Esto no significa que todas las acciones del gobierno en esta materia deban ser aplaudidas. En muchos sentidos la exploración de un nuevo equilibrio entre realidades globalizantes, que nos convienen, y matices proteccionistas a las que estamos obligados, es un terreno inédito. Implica reimaginar la ambigua línea divisoria entre mercado exterior e interior, entre público y privado, entre energías fósiles que tenemos y necesitamos y energías limpias que requeriremos. Cada país, de una manera u otra está inmerso en la exploración de los equilibrios en esta triada de tensiones.
La prensa adversa al gobierno ha festinado la "llamada de atención" que, bajo el amparo de los compromisos del TLC, están haciendo las autoridades estadounidenses a la política energética de López Obrador. Nada de que asustarse. En la ambigua zona de esta nuevo orden, los dos países intentan redefinir las mojoneras a su favor. Las empresas norteamericanas temen perder ventajas bajo una nueva legislación, y en consecuencia su gobierno pide al nuestro una aclaración.

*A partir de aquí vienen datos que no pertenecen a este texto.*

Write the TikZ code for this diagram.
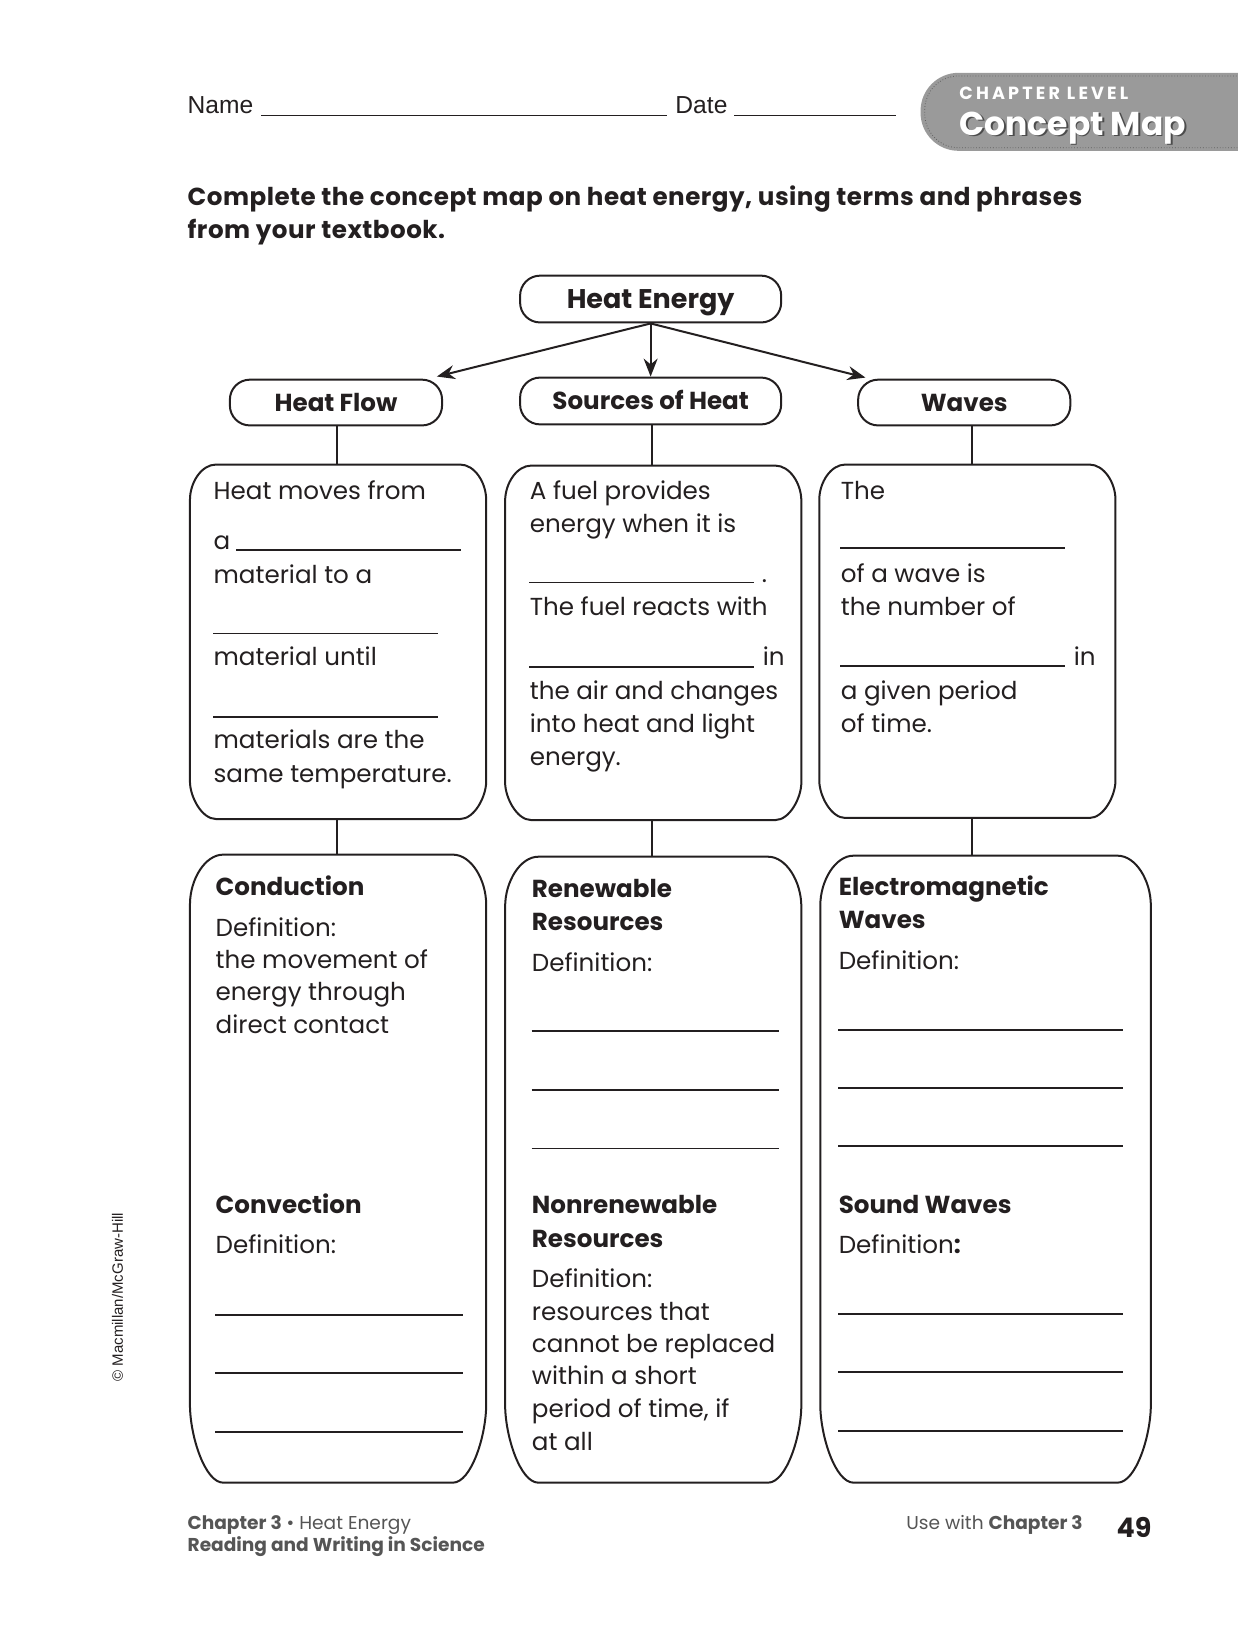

El nuestro explicará sus motivos y en algún momento conciliarán o encontrarán medidas compensatorias.
En suma, podemos diferir en los matices, pero lo que está haciendo AMLO no solo no es disparatado, sino que se encuentra en sintonía, y en cierta forma se anticipó, al esfuerzo que hoy realizan los gobiernos del mundo. Habría materia para criticar decisiones y matices, pero en el tema de fondo podría tener razón.